◆ Problem to solve ◆
Make an exact copy of all the material below, apart from the pictures.
- - - - -
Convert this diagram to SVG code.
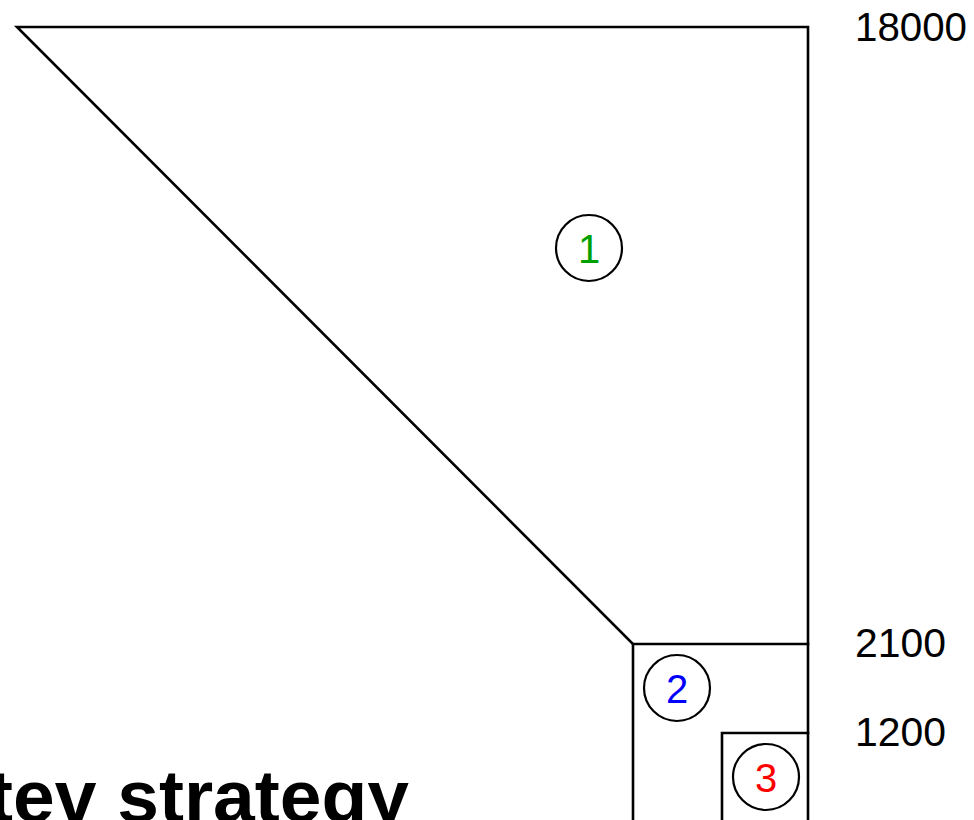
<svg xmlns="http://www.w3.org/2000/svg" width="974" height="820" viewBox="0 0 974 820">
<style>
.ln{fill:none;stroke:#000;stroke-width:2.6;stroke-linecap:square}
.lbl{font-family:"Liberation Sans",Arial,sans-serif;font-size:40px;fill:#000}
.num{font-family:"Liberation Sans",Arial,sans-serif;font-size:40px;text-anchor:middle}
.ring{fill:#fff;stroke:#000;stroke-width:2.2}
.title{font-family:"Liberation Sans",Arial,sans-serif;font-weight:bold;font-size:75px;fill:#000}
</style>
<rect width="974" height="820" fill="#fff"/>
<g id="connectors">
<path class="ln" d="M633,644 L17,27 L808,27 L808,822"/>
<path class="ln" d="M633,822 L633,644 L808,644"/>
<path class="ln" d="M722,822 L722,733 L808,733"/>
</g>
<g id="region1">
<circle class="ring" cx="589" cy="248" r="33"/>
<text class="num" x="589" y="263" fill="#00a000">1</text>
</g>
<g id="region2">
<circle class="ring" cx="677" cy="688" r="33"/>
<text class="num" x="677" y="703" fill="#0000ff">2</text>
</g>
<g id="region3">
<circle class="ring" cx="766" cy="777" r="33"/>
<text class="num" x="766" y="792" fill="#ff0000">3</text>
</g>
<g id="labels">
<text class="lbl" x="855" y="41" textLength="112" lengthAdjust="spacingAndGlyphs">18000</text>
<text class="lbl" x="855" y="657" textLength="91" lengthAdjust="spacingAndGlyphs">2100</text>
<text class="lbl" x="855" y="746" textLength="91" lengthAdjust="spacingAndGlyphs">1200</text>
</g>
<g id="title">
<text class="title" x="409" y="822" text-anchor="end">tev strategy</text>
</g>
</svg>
- - - - -
◆ The reply ◆
Convert this diagram to SVG code.
<svg xmlns="http://www.w3.org/2000/svg" width="974" height="820" viewBox="0 0 974 820">
<style>
.ln{fill:none;stroke:#000;stroke-width:2.6;stroke-linecap:square}
.lbl{font-family:"Liberation Sans",Arial,sans-serif;font-size:40px;fill:#000}
.num{font-family:"Liberation Sans",Arial,sans-serif;font-size:40px;text-anchor:middle}
.ring{fill:#fff;stroke:#000;stroke-width:2.2}
.title{font-family:"Liberation Sans",Arial,sans-serif;font-weight:bold;font-size:75px;fill:#000}
</style>
<rect width="974" height="820" fill="#fff"/>
<g id="connectors">
<path class="ln" d="M633,644 L17,27 L808,27 L808,822"/>
<path class="ln" d="M633,822 L633,644 L808,644"/>
<path class="ln" d="M722,822 L722,733 L808,733"/>
</g>
<g id="region1">
<circle class="ring" cx="589" cy="248" r="33"/>
<text class="num" x="589" y="263" fill="#00a000">1</text>
</g>
<g id="region2">
<circle class="ring" cx="677" cy="688" r="33"/>
<text class="num" x="677" y="703" fill="#0000ff">2</text>
</g>
<g id="region3">
<circle class="ring" cx="766" cy="777" r="33"/>
<text class="num" x="766" y="792" fill="#ff0000">3</text>
</g>
<g id="labels">
<text class="lbl" x="855" y="41" textLength="112" lengthAdjust="spacingAndGlyphs">18000</text>
<text class="lbl" x="855" y="657" textLength="91" lengthAdjust="spacingAndGlyphs">2100</text>
<text class="lbl" x="855" y="746" textLength="91" lengthAdjust="spacingAndGlyphs">1200</text>
</g>
<g id="title">
<text class="title" x="409" y="822" text-anchor="end">tev strategy</text>
</g>
</svg>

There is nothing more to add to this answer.